Come funziona la pensione a due tempi
Promossa dal presidente dell’Inps, Pasquale Tridico, la pensione a due tempi potrebbe essere la soluzione alla richiesta dei sindacati riguardante una maggiore flessibilità del sistema pensionistico italiano.
Le parti sociali, infatti, chiedono di rivedere la rigidità imposta dalla riforma Fornero, consentendo ai lavoratori più strade per l’accesso alla pensione, anche prima dei 67 anni previsti dalla pensione di vecchiaia.

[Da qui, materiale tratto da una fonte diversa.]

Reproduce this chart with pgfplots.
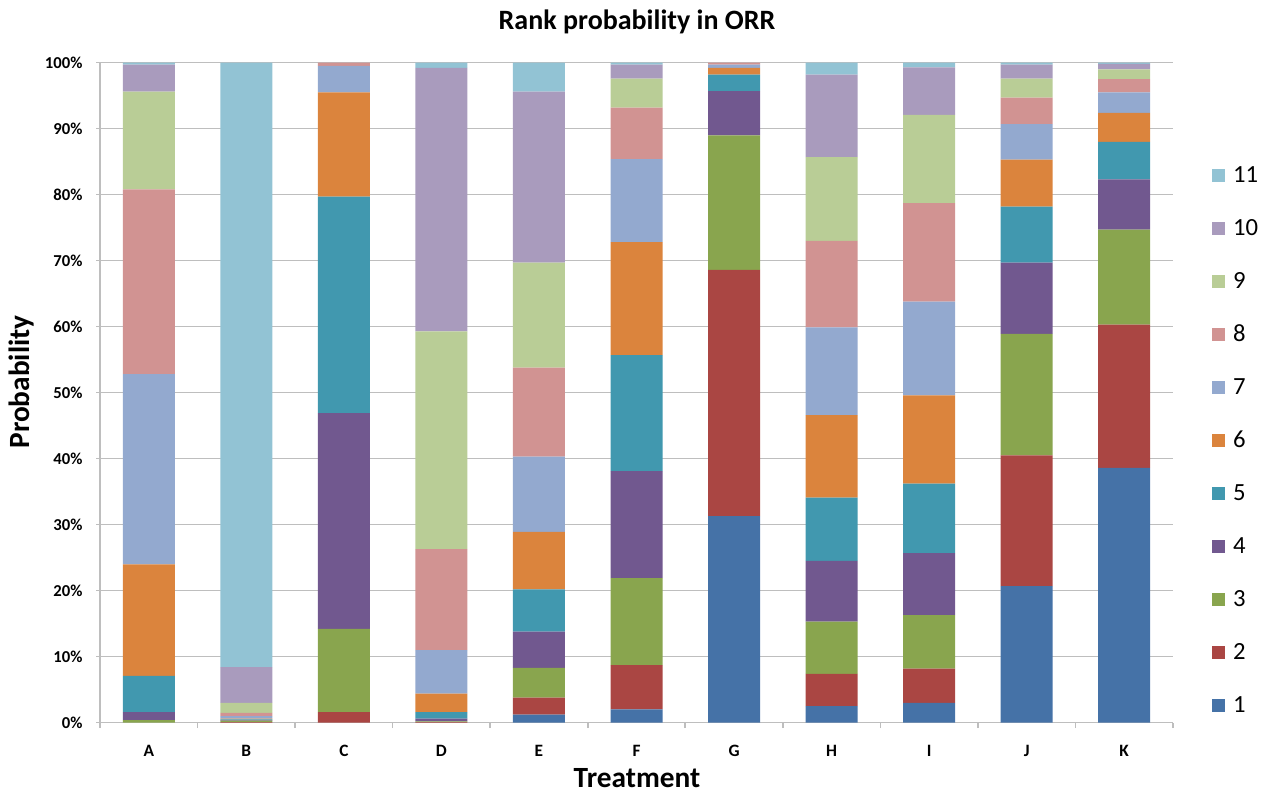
\documentclass[border=0pt]{standalone}
\usepackage{pgfplots}
\pgfplotsset{compat=1.18}
\usepackage{fontspec}
\setmainfont{Carlito}

\definecolor{c1}{HTML}{4572A7}
\definecolor{c2}{HTML}{AA4643}
\definecolor{c3}{HTML}{89A54E}
\definecolor{c4}{HTML}{71588F}
\definecolor{c5}{HTML}{4198AF}
\definecolor{c6}{HTML}{DB843D}
\definecolor{c7}{HTML}{93A9CF}
\definecolor{c8}{HTML}{D19392}
\definecolor{c9}{HTML}{B9CD96}
\definecolor{c10}{HTML}{A99BBD}
\definecolor{c11}{HTML}{92C3D4}
\definecolor{gridgray}{HTML}{BEBEBE}

\pgfplotsset{sqleg/.style={legend image code/.code={\fill[##1] (0pt,-4.9pt) rectangle (9.75pt,4.9pt);}}}

\begin{document}
\begin{tikzpicture}
% page frame, 1 px = 0.75 pt
\path (0,0) rectangle (948.75pt,595.5pt);

\begin{axis}[
    at={(75pt,53.5pt)}, anchor=south west,
    scale only axis,
    width=804.75pt, height=495pt,
    ybar stacked,
    bar width=39pt,
    xmin=-0.5, xmax=10.5,
    ymin=0, ymax=100,
    xtick={0,...,10},
    xticklabels={A,B,C,D,E,F,G,H,I,J,K},
    minor xtick={-0.5,0.5,...,10.5},
    ytick={0,10,...,100},
    yticklabels={0\%,10\%,20\%,30\%,40\%,50\%,60\%,70\%,80\%,90\%,100\%},
    tick align=outside,
    major x tick style={draw=none},
    minor tick length=4pt,
    major tick length=3pt,
    tick style={gridgray, line width=1.2pt},
    axis lines*=left,
    axis line style={gridgray, line width=1.2pt},
    ymajorgrids,
    major grid style={gridgray, line width=1.2pt},
    xticklabel style={font=\bfseries\fontsize{13}{13}\selectfont, anchor=north, inner sep=0pt, yshift=-14pt},
    yticklabel style={font=\bfseries\fontsize{12.5}{12.5}\selectfont, anchor=east, inner sep=0pt, xshift=-10pt},
    reverse legend,
    legend style={draw=none, fill=none, at={(1.0361,0.870)}, anchor=north west,
        font=\fontsize{18.5}{18.5}\selectfont, inner sep=0pt,
        nodes={inner sep=0pt, minimum height=39.75pt},
        column sep=6pt},
    legend cell align=left,
]
\addplot[fill=c1, draw=none, sqleg] coordinates {(0,0) (1,0) (2,0) (3,0) (4,1.2) (5,2.0) (6,31.3) (7,2.5) (8,3.0) (9,20.7) (10,38.6)};
\addplot[fill=c2, draw=none, sqleg] coordinates {(0,0) (1,0.1) (2,1.6) (3,0.1) (4,2.6) (5,6.7) (6,37.3) (7,4.9) (8,5.2) (9,19.8) (10,21.7)};
\addplot[fill=c3, draw=none, sqleg] coordinates {(0,0.4) (1,0.2) (2,12.6) (3,0.1) (4,4.5) (5,13.2) (6,20.4) (7,7.9) (8,8.1) (9,18.4) (10,14.4)};
\addplot[fill=c4, draw=none, sqleg] coordinates {(0,1.2) (1,0.1) (2,32.7) (3,0.4) (4,5.5) (5,16.2) (6,6.7) (7,9.2) (8,9.4) (9,10.8) (10,7.6)};
\addplot[fill=c5, draw=none, sqleg] coordinates {(0,5.5) (1,0.1) (2,32.8) (3,1.0) (4,6.4) (5,17.6) (6,2.5) (7,9.6) (8,10.5) (9,8.5) (10,5.7)};
\addplot[fill=c6, draw=none, sqleg] coordinates {(0,16.9) (1,0.1) (2,15.8) (3,2.8) (4,8.7) (5,17.1) (6,1.0) (7,12.5) (8,13.4) (9,7.1) (10,4.4)};
\addplot[fill=c7, draw=none, sqleg] coordinates {(0,28.8) (1,0.4) (2,4.0) (3,6.6) (4,11.4) (5,12.6) (6,0.5) (7,13.3) (8,14.2) (9,5.4) (10,3.1)};
\addplot[fill=c8, draw=none, sqleg] coordinates {(0,28.0) (1,0.5) (2,0.5) (3,15.3) (4,13.5) (5,7.8) (6,0.3) (7,13.1) (8,14.9) (9,4.0) (10,2.0)};
\addplot[fill=c9, draw=none, sqleg] coordinates {(0,14.8) (1,1.5) (2,0) (3,33.0) (4,15.9) (5,4.4) (6,0) (7,12.7) (8,13.4) (9,2.9) (10,1.5)};
\addplot[fill=c10, draw=none, sqleg] coordinates {(0,4.1) (1,5.4) (2,0) (3,39.9) (4,25.9) (5,2.1) (6,0) (7,12.5) (8,7.2) (9,2.1) (10,0.8)};
\addplot[fill=c11, draw=none, sqleg] coordinates {(0,0.3) (1,91.6) (2,0) (3,0.8) (4,4.4) (5,0.3) (6,0) (7,1.8) (8,0.7) (9,0.3) (10,0.2)};
\legend{1,2,3,4,5,6,7,8,9,10,11}
\end{axis}

\node[inner sep=0pt, font=\bfseries\fontsize{21}{21}\selectfont] at (477.75pt,579pt) {Rank probability in ORR};
\node[inner sep=0pt, font=\bfseries\fontsize{22}{22}\selectfont, rotate=90] at (16.5pt,309pt) {Probability};
\node[inner sep=0pt, font=\bfseries\fontsize{22}{22}\selectfont] at (477.75pt,12pt) {Treatment};
\end{tikzpicture}
\end{document}
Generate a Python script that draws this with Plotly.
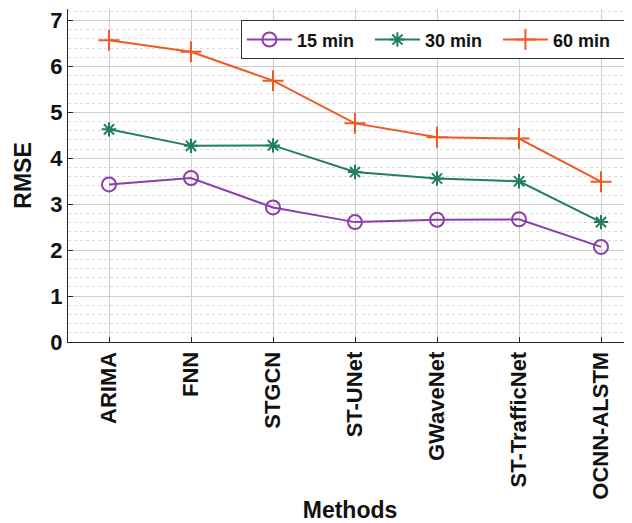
import plotly.graph_objects as go

methods = ["ARIMA", "FNN", "STGCN", "ST-UNet", "GWaveNet", "ST-TrafficNet", "OCNN-ALSTM"]
rmse_15 = [3.43, 3.57, 2.93, 2.61, 2.66, 2.67, 2.07]
rmse_30 = [4.63, 4.27, 4.28, 3.70, 3.56, 3.50, 2.61]
rmse_60 = [6.57, 6.32, 5.69, 4.76, 4.46, 4.43, 3.49]
series_names = ["15 min", "30 min", "60 min"]
y_ticks = [0, 1, 2, 3, 4, 5, 6, 7]

FONT = "Liberation Sans"
TXT = "#262626"

styles = [
    dict(color="#8B3FA8", symbol="circle-open", size=14),
    dict(color="#21805A", symbol="asterisk-open", size=12),
    dict(color="#EE5A24", symbol="cross-thin-open", size=15),
]

fig = go.Figure()
for name, vals, st in zip(series_names, [rmse_15, rmse_30, rmse_60], styles):
    fig.add_trace(go.Scatter(
        x=methods, y=vals, name=name, mode="lines+markers",
        line=dict(color=st["color"], width=2),
        marker=dict(symbol=st["symbol"], size=st["size"], color=st["color"],
                    line=dict(color=st["color"], width=2)),
    ))

# page body has an 8px margin, so the figure is sized/offset to compensate
fig.update_layout(
    width=624, height=515,
    margin=dict(l=60, r=0, t=1, b=181),
    paper_bgcolor="white", plot_bgcolor="white",
    font=dict(family=FONT, color=TXT),
    showlegend=True,
    legend=dict(
        orientation="h", x=0.991, xanchor="right", y=0.966, yanchor="top",
        bgcolor="white", bordercolor="#333333", borderwidth=1,
        font=dict(family=FONT, size=18, color="#111111", weight="bold"),
        itemwidth=45, entrywidth=68, tracegroupgap=0,
    ),
    xaxis=dict(
        type="category", range=[-0.5, 6.378],
        tickangle=-90, tickfont=dict(family=FONT, size=22, color="#111111", weight="bold"),
        showgrid=True, gridcolor="#cfcfcf", gridwidth=1,
        showline=True, linecolor=TXT, linewidth=1, mirror=False,
        ticks="inside", ticklen=5, tickcolor=TXT,
        title=dict(text="Methods", font=dict(family=FONT, size=23, color="#111111", weight="bold"),
                   standoff=8),
        zeroline=False,
    ),
    yaxis=dict(
        range=[0, 7.25], tickvals=y_ticks,
        tickfont=dict(family=FONT, size=22, color="#111111", weight="bold"),
        showgrid=True, gridcolor="#cfcfcf", gridwidth=1,
        minor=dict(dtick=0.2, showgrid=True, gridcolor="#dcdcdc", griddash="dot", gridwidth=1),
        showline=True, linecolor=TXT, linewidth=1, mirror=False,
        ticks="inside", ticklen=5, tickcolor=TXT,
        title=dict(text="RMSE", font=dict(family=FONT, size=23, color="#111111", weight="bold"),
                   standoff=12),
        zeroline=False,
    ),
)

fig.write_html("out.html")
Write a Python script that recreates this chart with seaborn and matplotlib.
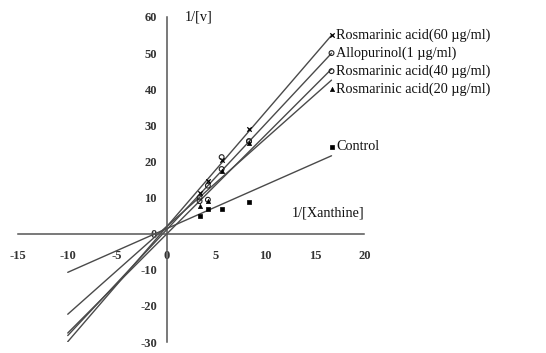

E qui nasce la proposta di Tridico, secondo il quale si potrebbe consentire l’accesso anticipato alla pensione ma solo ritardando la liquidazione della quota di pensione calcolata con il retributivo. Nel dettaglio, in una prima fase il pensionato avrebbe diritto solamente alla parte di pensione maturata nel contributivo, mentre solo successivamente, ossia dopo aver raggiunto i requisiti per l’accesso alla pensione di vecchiaia, questo riceverà anche la quota calcolata con il retributivo.
Un processo che garantisce stabilità al sistema, in quanto è proprio la quota di pensione calcolata con il retributivo a gravare maggiormente sui conti pubblici.
Con l’introduzione del contributivo, infatti, è stato introdotto un sistema di calcolo che non solo tiene conto esclusivamente dei contributi versati dal lavoratore, ma che prevede anche una sorta di penalizzazione - attraverso l’applicazione di un coefficiente di calcolo meno favorevole - per chi decide di andare in pensione in anticipo.
Ritardando il pagamento della quota retributiva della pensione, dunque, si evita di mettere a rischio i conti pubblici, prevedendo così una misura di pensionamento anticipato sostenibile, requisito essenziale per far sì che la riforma delle pensioni possa essere accettata dal governo Draghi.
A che età si potrebbe smettere di lavorare con la pensione a due tempi
Il nodo da sciogliere resta proprio questo, in quanto l’età in cui si potrebbe consentire il collocamento in quiescenza anticipato con il ricorso alla pensione a due tempi non è stata ancora decisa.
Le ipotesi sul tavolo sono due: 63 o al massimo 64 anni, per un anticipo quindi di 3 o 4 anni. Nel frattempo però verrebbe richiesto anche di aver già soddisfatto il requisito contributivo minimo per l’accesso alla pensione di vecchiaia, pari dunque a 20 anni.
A quanto ammonta l’assegno con la pensione a due tempi
Qualora un lavoratore dovesse decidere di anticipare l’accesso alla pensione ricorrendo a tale opzione, questo dovrà mettere in conto di ricevere negli anni che lo separano dal raggiungimento della pensione di vecchiaia un assegno mutilato, in quanto comprensivo solamente della quota calcolata con il contributivo.
Una pensione a due tempi quindi, con una penalizzazione tanto più elevata quanto più rilevante è il periodo calcolato con il retributivo.
In questo caso, infatti, alla data del pensionamento anticipato - quindi 63 o 64 anni a seconda di quella che potrebbe essere la decisione del governo - si andrebbe a percepire la quota di pensione calcolata tenendo conto dei contributi versati dopo il 1° gennaio 1996, i quali verrebbero trasformati in pensione tramite l’applicazione di un coefficiente più basso rispetto a quello previsto per chi smette di lavorare a 67 anni.
La più conveniente quota retributiva, che invece tiene conto delle ultime retribuzioni e del numero di anni di lavoro, arriverebbe invece solo al compimento dei 67 anni, quando quindi si potrà contare su un assegno di pensione pieno.